Jose Olivarez’s collection of poems, Citizen Illegal, comprises poems that speak to things that are relatable to Mexican immigrants. While he has multiple poems titled “Mexican Heaven” in different sections of the book, the “Mexican Heaven” poem in the third section exemplifies Mexican women’s role in the Mexican community. The common misconception of Mexican immigrants is that the men are the hardworking one, while the women stay at home. Although I am not dismissing their effort, it is important to highlight the unofficial work Mexican women partake in. The poem is one stanza comprised of five lines and narrates common responsibilities:

all the Mexican women refuse to cook or clean

or raise the kids or pay the bills or make the bed or

drive your bum ass to work or do anything except

watch their novelas, so heaven is gross. The rats

are fat as roosters & the men die of starvation (Olivarez 31).

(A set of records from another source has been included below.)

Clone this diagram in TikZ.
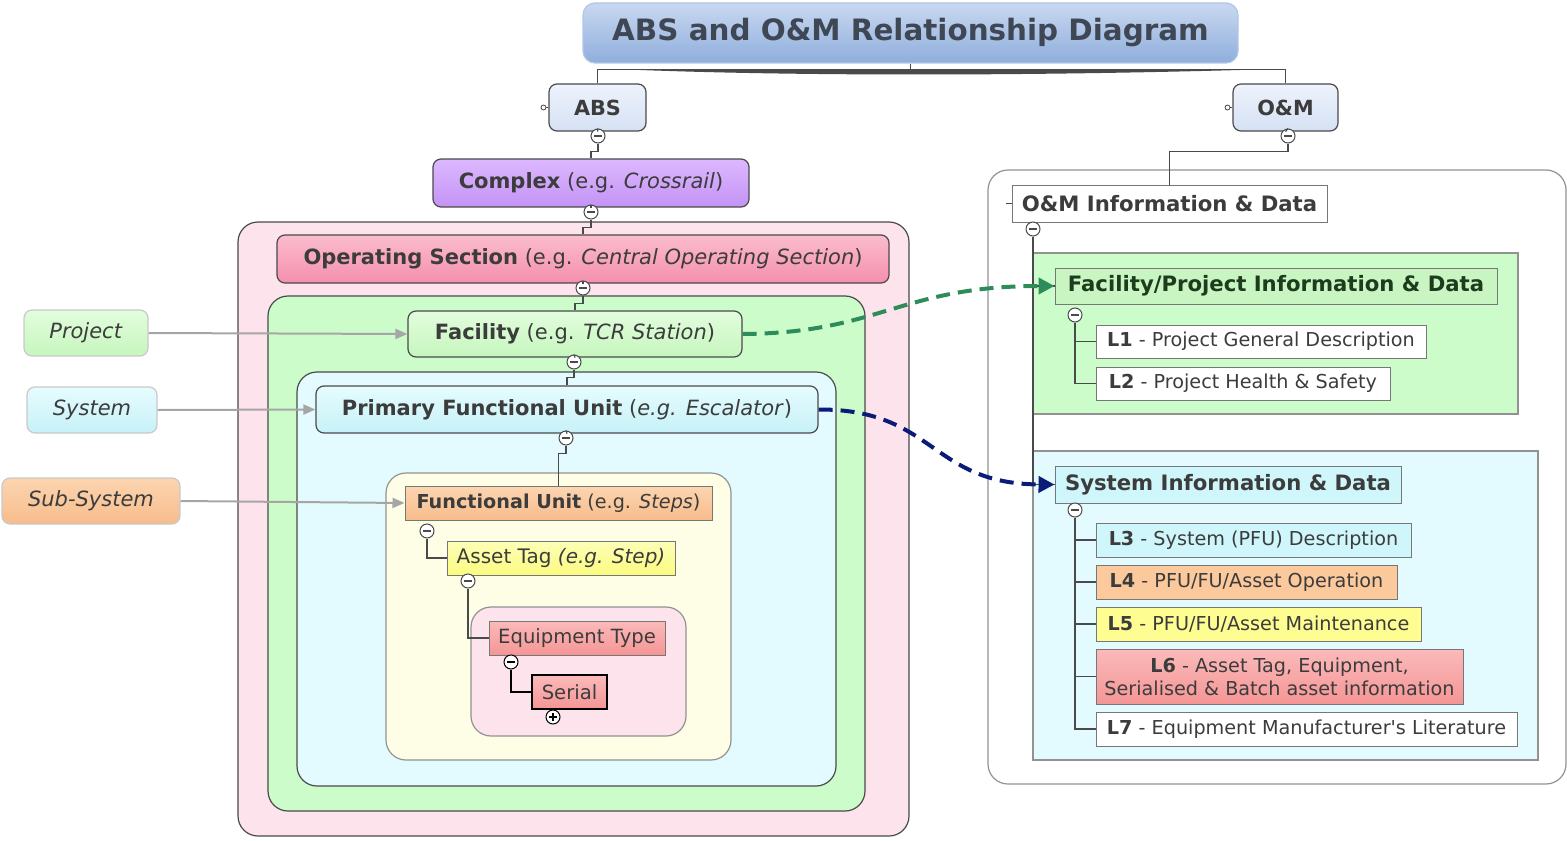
\documentclass[tikz,border=0pt]{standalone}
\usepackage{fontspec}
\setmainfont{DejaVu Sans}
\usetikzlibrary{arrows.meta}
\usetikzlibrary{calc}

\definecolor{edge}{HTML}{4A4A4A}
\definecolor{ink}{HTML}{3C3C3C}
\definecolor{titletop}{HTML}{C9D8F0}
\definecolor{titlebot}{HTML}{8FAEDC}
\definecolor{titleink}{HTML}{3F4755}
\definecolor{bluetop}{HTML}{EEF3FC}
\definecolor{bluebot}{HTML}{D5E1F4}
\definecolor{purpletop}{HTML}{DDB8FF}
\definecolor{purplebot}{HTML}{C393F5}
\definecolor{rosetop}{HTML}{FBBCCD}
\definecolor{rosebot}{HTML}{F48FAE}
\definecolor{pinkzone}{HTML}{FDE4EC}
\definecolor{greenzone}{HTML}{CCFCCA}
\definecolor{greentop}{HTML}{E2FDDD}
\definecolor{greenbot}{HTML}{C6F6BE}
\definecolor{bluezone}{HTML}{E3FBFE}
\definecolor{cyantop}{HTML}{E6FCFE}
\definecolor{cyanbot}{HTML}{C6F1F8}
\definecolor{yellowzone}{HTML}{FEFEE6}
\definecolor{orangetop}{HTML}{FCD5B0}
\definecolor{orangebot}{HTML}{F7BC8C}
\definecolor{yellowtop}{HTML}{FEFEB8}
\definecolor{yellowbot}{HTML}{FBFB80}
\definecolor{redtop}{HTML}{FBBABA}
\definecolor{redbot}{HTML}{F59595}
\definecolor{greenleaf}{HTML}{C9F5C2}
\definecolor{cyanleaf}{HTML}{CFF6FB}
\definecolor{orangeleaf}{HTML}{FBC99C}
\definecolor{yellowleaf}{HTML}{FDFD92}
\definecolor{redleaf}{HTML}{F8A3A3}
\definecolor{linkgreen}{HTML}{2E8B5A}
\definecolor{linknavy}{HTML}{0B1C78}

\begin{document}
\begin{tikzpicture}[x=0.5pt,y=-0.5pt,text=ink,font=\fontsize{10.5}{12.5}\selectfont]
    \tikzstyle{box}=[draw=edge,rounded corners=4pt,inner sep=0pt,line width=0.6pt]
    \tikzstyle{leaf}=[draw=edge!75,inner sep=0pt,line width=0.5pt,font=\fontsize{9.6}{11.4}\selectfont]
    \tikzstyle{zone}=[draw=edge,rounded corners=10pt,line width=0.6pt]
    \tikzstyle{tree}=[draw=edge,line width=0.6pt]
    \tikzstyle{fold}=[circle,draw=edge,fill=white,minimum size=7pt,inner sep=0pt,line width=0.5pt,
        path picture={\draw[line width=0.7pt] ([xshift=-2pt]path picture bounding box.center) -- ([xshift=2pt]path picture bounding box.center);}]
    \tikzstyle{unfold}=[circle,draw=black,fill=white,minimum size=7pt,inner sep=0pt,line width=0.5pt,
        path picture={\draw[line width=0.7pt] ([xshift=-2pt]path picture bounding box.center) -- ([xshift=2pt]path picture bounding box.center);
                      \draw[line width=0.7pt] ([yshift=-2pt]path picture bounding box.center) -- ([yshift=2pt]path picture bounding box.center);}]
    \tikzstyle{hook}=[circle,draw=edge,fill=white,minimum size=2.5pt,inner sep=0pt,line width=0.4pt]
    \tikzstyle{feed}=[draw=gray!70,line width=1pt,-{Triangle[length=6pt,width=5pt,fill=gray!70]}]
    \tikzstyle{link}=[dash pattern=on 7pt off 4pt,line width=2pt,-{Triangle[length=8pt,width=8pt]}]
    \tikzstyle{head}=[font=\fontsize{10.6}{12.5}\selectfont\bfseries]

    \useasboundingbox (0,0) rectangle (1567,840);

    % nested zones
    \draw[zone,fill=pinkzone] (238,222) rectangle (909,836);
    \draw[zone,fill=greenzone] (268,296) rectangle (865,811);
    \draw[zone,fill=bluezone] (297,372) rectangle (836,786);
    \draw[zone,draw=edge!60,fill=yellowzone] (386,473) rectangle (731,760);
    \draw[zone,draw=edge!60,fill=pinkzone] (471,607) rectangle (686,736);
    \draw[zone,draw=edge!60] (988,170) rectangle (1566,784);
    \draw[tree,draw=edge!60,fill=greenzone] (1033,253) rectangle (1518,414);
    \draw[tree,draw=edge!60,fill=bluezone] (1033,451) rectangle (1538,760);

    % top
    \node[box,rounded corners=6pt,draw=titlebot!70,top color=titletop,bottom color=titlebot,minimum width=327.5pt,minimum height=30pt,
          text=titleink,font=\fontsize{14.7}{17}\selectfont\bfseries] (title) at (910.5,33) {ABS and O\&M Relationship Diagram};
    \node[box,top color=bluetop,bottom color=bluebot,minimum width=48.5pt,minimum height=23.5pt,font=\fontsize{10.4}{12}\selectfont\bfseries] (abs) at (597.5,107.5) {ABS};
    \node[box,top color=bluetop,bottom color=bluebot,minimum width=52.5pt,minimum height=23.5pt,font=\fontsize{10.4}{12}\selectfont\bfseries] (om) at (1285.5,107.5) {O\&M};
    \draw[tree] (abs.north) -- ++(0,-14) -| (om.north);
    \draw[tree] (title.south) -- ++(0,7);
    \fill[edge] (640,70) .. controls (800,76) and (1020,76) .. (1240,70) -- cycle;
    \draw[tree] (abs.west) -- ++(-2,0) node[hook,anchor=east] (abshook) {};
    \draw[tree] (om.west) -- ++(-2,0) node[hook,anchor=east] (omhook) {};
    \node[fold] (absfold) at (598,136) {};
    \node[fold] (omfold) at (1288,136) {};
    \draw[tree] (abs.south) -- (absfold.north);
    \draw[tree] (om.south) -- (omfold.north);

    % ABS side
    \node[box,top color=purpletop,bottom color=purplebot,minimum width=158pt,minimum height=24pt] (complex) at (591,183) {\textbf{Complex} (e.g. \textit{Crossrail})};
    \draw[tree] (absfold.south) -- ++(0,8) -| (complex.north);
    \node[fold] (cxfold) at (591,212) {};
    \draw[tree] (complex.south) -- (cxfold.north);

    \node[box,top color=rosetop,bottom color=rosebot,minimum width=306pt,minimum height=24pt] (opsec) at (583,259) {\textbf{Operating Section} (e.g. \textit{Central Operating Section})};
    \draw[tree] (cxfold.south) -- ++(0,8) -| (opsec.north);
    \node[fold] (osfold) at (583,288) {};
    \draw[tree] (opsec.south) -- (osfold.north);

    \node[box,top color=greentop,bottom color=greenbot,minimum width=167pt,minimum height=23pt] (facility) at (575,334) {\textbf{Facility} (e.g. \textit{TCR Station})};
    \draw[tree] (osfold.south) -- ++(0,8) -| (facility.north);
    \node[fold] (facfold) at (574,362) {};
    \draw[tree] (facility.south) -- (facfold.north);

    \node[box,top color=cyantop,bottom color=cyanbot,minimum width=251pt,minimum height=23.5pt] (pfu) at (567,409.5) {\textbf{Primary Functional Unit} (\textit{e.g. Escalator})};
    \draw[tree] (facfold.south) -- ++(0,8) -| (pfu.north);
    \node[fold] (pfufold) at (566,438) {};
    \draw[tree] (pfu.south) -- (pfufold.north);

    \node[leaf,top color=orangetop,bottom color=orangebot,minimum width=153.5pt,minimum height=17pt] (fu) at (558.5,503) {\textbf{Functional Unit} (e.g. \textit{Steps})};
    \draw[tree] (pfufold.south) -- ++(0,8) -| (fu.north);
    \node[fold] (fufold) at (427,531) {};
    \node[leaf,top color=yellowtop,bottom color=yellowbot,minimum width=114pt,minimum height=17pt,font=\fontsize{10}{12}\selectfont] (tag) at (561,558) {Asset Tag \textit{(e.g. Step)}};
    \draw[tree] (fufold.south) |- (tag.west);
    \node[fold] (tagfold) at (468,581) {};
    \node[leaf,top color=redtop,bottom color=redbot,minimum width=88pt,minimum height=17pt,font=\fontsize{9.8}{12}\selectfont] (eqtype) at (577,638) {Equipment Type};
    \draw[tree] (tagfold.south) |- (eqtype.west);
    \node[fold,draw=black] (eqfold) at (511,662) {};
    \node[leaf,draw=black,line width=1pt,top color=redtop,bottom color=redbot,minimum width=37.5pt,minimum height=17pt,font=\fontsize{9.8}{12}\selectfont] (serial) at (569.5,692) {Serial};
    \draw[tree,draw=black,line width=0.8pt] (eqfold.south) |- (serial.west);
    \node[unfold] (serfold) at (553,717) {};

    % feeds from the left
    \node[box,draw=edge!30,top color=greentop,bottom color=greenbot,minimum width=62pt,minimum height=23pt] (project) at (86,333) {\textit{Project}};
    \node[box,draw=edge!30,top color=cyantop,bottom color=cyanbot,minimum width=65pt,minimum height=23pt] (system) at (92,410) {\textit{System}};
    \node[box,draw=edge!30,top color=orangetop,bottom color=orangebot,minimum width=89pt,minimum height=23pt] (subsystem) at (91,501) {\textit{Sub-System}};
    \draw[feed] (project.east) -- (facility.west);
    \draw[feed] (system.east) -- (pfu.west);
    \draw[feed] (subsystem.east) -- (fu.west);

    % O&M side
    \node[leaf,head,fill=white,minimum width=157.5pt,minimum height=18.5pt] (ominfo) at (1169.5,203.5) {O\&M Information \& Data};
    \draw[tree] (omfold.south) -- ++(0,8) -| (ominfo.north);
    \draw[tree] (ominfo.west) -- ++(-6,0);
    \node[fold] (oifold) at (1033,229) {};
    \node[leaf,head,fill=greenleaf,minimum width=221pt,minimum height=18pt,text=ink!80!green!60!black] (facinfo) at (1276,286) {Facility/Project Information \& Data};
    \node[leaf,head,fill=cyanleaf,minimum width=173pt,minimum height=18.5pt] (sysinfo) at (1228,484.5) {System Information \& Data};
    \draw[tree] (oifold.south) |- (facinfo.west);
    \draw[tree] (oifold.south) |- (sysinfo.west);

    \node[fold] (fifold) at (1075,315) {};
    \node[leaf,fill=white,minimum width=165pt,minimum height=16.5pt] (l1) at (1261,341.5) {\textbf{L1} - Project General Description};
    \node[leaf,fill=white,minimum width=147pt,minimum height=16.5pt] (l2) at (1243,383.5) {\textbf{L2} - Project Health \& Safety};
    \foreach \n in {l1,l2}
        \draw[tree] (fifold.south) |- (\n.west);

    \node[fold] (sifold) at (1075,510) {};
    \node[leaf,fill=cyanleaf,minimum width=157.5pt,minimum height=17pt] (l3) at (1253.5,540) {\textbf{L3} - System (PFU) Description};
    \node[leaf,fill=orangeleaf,minimum width=150.5pt,minimum height=17pt] (l4) at (1246.5,582) {\textbf{L4} - PFU/FU/Asset Operation};
    \node[leaf,fill=yellowleaf,minimum width=162.5pt,minimum height=17pt] (l5) at (1258.5,624) {\textbf{L5} - PFU/FU/Asset Maintenance};
    \node[leaf,top color=redtop,bottom color=redbot,minimum width=183.5pt,minimum height=27.5pt,align=center] (l6) at (1279.5,676.5) {\textbf{L6} - Asset Tag, Equipment,\\Serialised \& Batch asset information};
    \node[leaf,fill=white,minimum width=210.5pt,minimum height=17pt] (l7) at (1306.5,729) {\textbf{L7} - Equipment Manufacturer\textquotesingle s Literature};
    \foreach \n in {l3,l4,l5,l6,l7}
        \draw[tree] (sifold.south) |- (\n.west);

    % links between the two sides
    \draw[link,linkgreen] (facility.east) .. controls (880,333) and (900,286) .. (facinfo.west);
    \draw[link,linknavy] (pfu.east) .. controls (935,409) and (930,484) .. (sysinfo.west);
\end{tikzpicture}
\end{document}
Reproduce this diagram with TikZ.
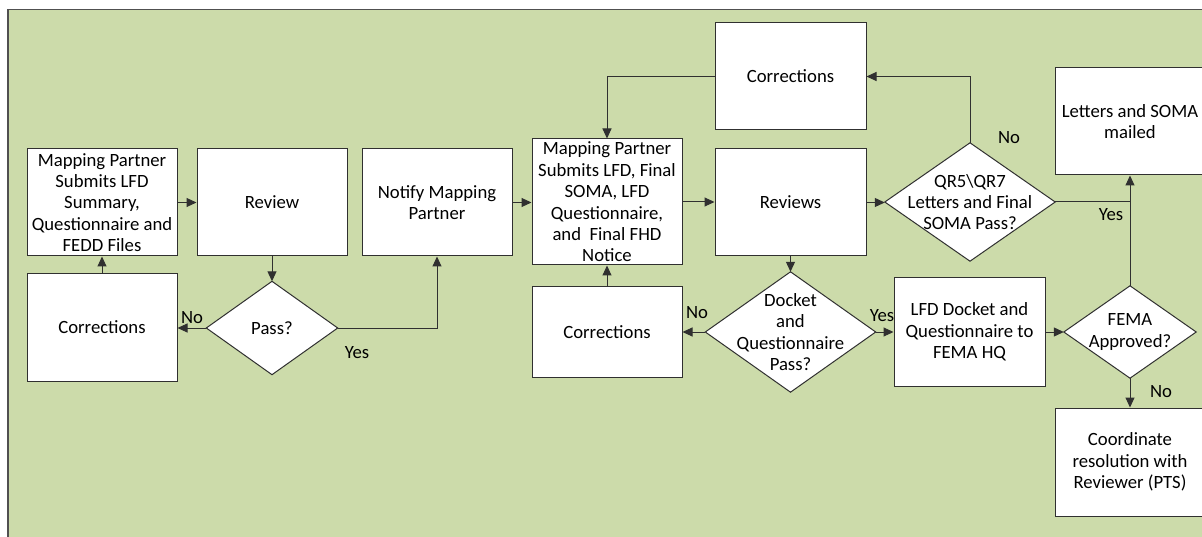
\documentclass[tikz,border=0pt]{standalone}
\usepackage{fontspec}
\setmainfont{Carlito}
\usetikzlibrary{arrows.meta}
\pgfdeclarelayer{bg}
\pgfdeclarelayer{mid}
\pgfsetlayers{bg,mid,main}
\definecolor{frameg}{HTML}{CCDBAA}
\definecolor{framel}{HTML}{505050}
\definecolor{lnc}{HTML}{303030}
\begin{document}
\begin{tikzpicture}[x=1pt,y=-1pt,
  txt/.style={font=\fontsize{18.7}{21.4}\selectfont},
  box/.style={txt,draw=lnc,fill=white,line width=1pt,inner sep=0pt,align=center},
  dtext/.style={txt,draw=none,inner sep=0pt,align=center},
  dshape/.style={draw=lnc,fill=white,line width=1pt},
  conn/.style={draw=lnc,line width=1pt},
  arr/.style={conn,-{Triangle[length=10pt,width=9pt]}},
  lbl/.style={txt,inner sep=0pt}]
\useasboundingbox (0,0) rectangle (1202,537);
\begin{pgfonlayer}{bg}
  \clip (0,0) rectangle (1202,537);
  \draw[fill=frameg,draw=framel,line width=1.3pt] (8,9.5) rectangle (1230,560);
\end{pgfonlayer}

% boxes
\node[box,minimum width=150,minimum height=107] (b1) at (102,202.5)
  {Mapping Partner\\Submits LFD\\Summary,\\Questionnaire and\\FEDD Files};
\node[box,minimum width=150,minimum height=107] (rev) at (272,202.5) {Review};
\node[box,minimum width=150,minimum height=107] (notify) at (437,202.5) {Notify Mapping\\Partner};
\node[box,minimum width=150,minimum height=126] (mp2) at (607,202)
  {Mapping Partner\\Submits LFD, Final\\SOMA, LFD\\Questionnaire,\\and\ \ Final FHD\\Notice};
\node[box,minimum width=151,minimum height=107] (corrT) at (790.5,76.5) {Corrections};
\node[box,minimum width=151,minimum height=107] (reviews) at (790.5,202.5) {Reviews};
\node[box,minimum width=150,minimum height=107] (letters) at (1130,121.5) {Letters and SOMA\\mailed};
\node[box,minimum width=150,minimum height=107] (corrL) at (102,327.5) {Corrections};
\node[box,minimum width=150,minimum height=90] (corrM) at (607,332) {Corrections};
\node[box,minimum width=151,minimum height=108] (lfd) at (969.5,332) {LFD Docket and\\Questionnaire to\\FEMA HQ};
\node[box,minimum width=150,minimum height=108] (coord) at (1130,462) {Coordinate\\resolution with\\Reviewer (PTS)};

% diamonds (text nodes; outlines on the mid layer)
\node[dtext,minimum width=131,minimum height=93] (pass) at (272,328) {Pass?};
\node[dtext,minimum width=170,minimum height=118] (qr) at (970,202) {QR5\textbackslash QR7\\Letters and Final\\SOMA Pass?};
\node[dtext,minimum width=170,minimum height=120] (dock) at (790.5,332) {Docket\\and\\Questionnaire\\Pass?};
\node[dtext,minimum width=132,minimum height=92] (fema) at (1130,332) {FEMA\\Approved?};
\begin{pgfonlayer}{mid}
  \foreach \d in {pass,qr,dock,fema}
    \draw[dshape] (\d.north) -- (\d.east) -- (\d.south) -- (\d.west) -- cycle;
  \node[lbl] (l1) at (192,318) {No};
  \node[lbl] (l2) at (357,353) {Yes};
  \node[lbl] (l3) at (697,313) {No};
  \node[lbl] (l4) at (882,316) {Yes};
  \node[lbl] (l5) at (1009,138) {No};
  \node[lbl] (l6) at (1111,215) {Yes};
  \node[lbl] (l7) at (1161,392) {No};
\end{pgfonlayer}

% connectors
\draw[arr] (b1.east) -- (b1.east -| rev.west);
\draw[arr] (rev.south) -- (pass.north);
\draw[arr] (pass.west) -- (pass.west -| corrL.east);
\draw[arr] (corrL.north) -- (b1.south);
\draw[arr] (pass.east) -| (notify.south);
\draw[arr] (notify.east) -- (notify.east -| mp2.west);
\draw[arr] (mp2.east) -- (mp2.east -| reviews.west);
\draw[arr] (reviews.south) -- (dock.north);
\draw[arr] (dock.west) -- (dock.west -| corrM.east);
\draw[arr] (corrM.north) -- (mp2.south);
\draw[arr] (dock.east) -- (dock.east -| lfd.west);
\draw[arr] (lfd.east) -- (lfd.east -| fema.west);
\draw[arr] (fema.south) -- (coord.north);
\draw[arr] (fema.north) -- (letters.south);
\draw[arr] (reviews.east) -- (reviews.east -| qr.west);
\coordinate (j) at (qr.east -| letters.south);
\draw[conn] (qr.east) -- (j);
\draw[arr] (qr.north) |- (corrT.east);
\draw[arr] (corrT.west) -| (mp2.north);
\end{tikzpicture}
\end{document}
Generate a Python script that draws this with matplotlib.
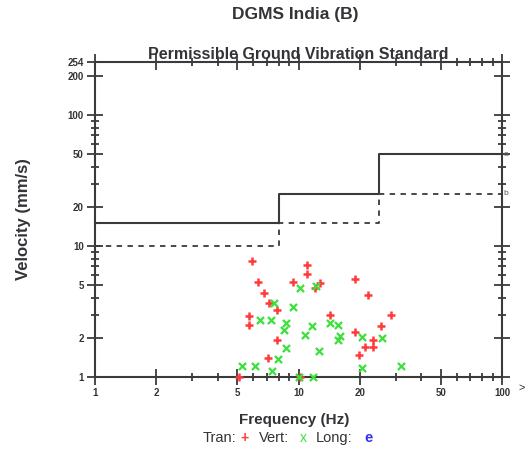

The word “or” separates the numerous tasks/responsibilities Mexican women have, even though they don’t work at an actual job. The repetition of the word “or” produces the effect of “never-ending”, that the responsibilities Mexican women have are infinite (could go on and on). This goes against the misconception and highlights the unnoticed work of Mexican women.

Additionally, in omitting commas to separate the tasks and using multiple “or”, the poem forces the readers to take their time in reading each task, reflecting the difficulty of each and realizing the domesticity of them. Implementing commas would make the list become fluid and rushed, not allowing for reflection and thought for each task. The repetition of “or” and the omission of commas showcases the jobs of Mexican women as, although domestic, still important. Important enough that the son of immigrant parents noticed as a kid growing up. It conveys that Mexican women are just as hardworking as men, and also contributes to society (misconception that they don’t) by implementing same actions as American women. Further, these devices highlight immigrant Mexican women’s roles and showcases one of the relatable “things” that other Mexican immigrants or children of Mexican immigrants can relate to.

 

B6.

 

Works Cited

Olivarez, Jose. Citizen Illegal. Chicago, Haymarket Books, 2018.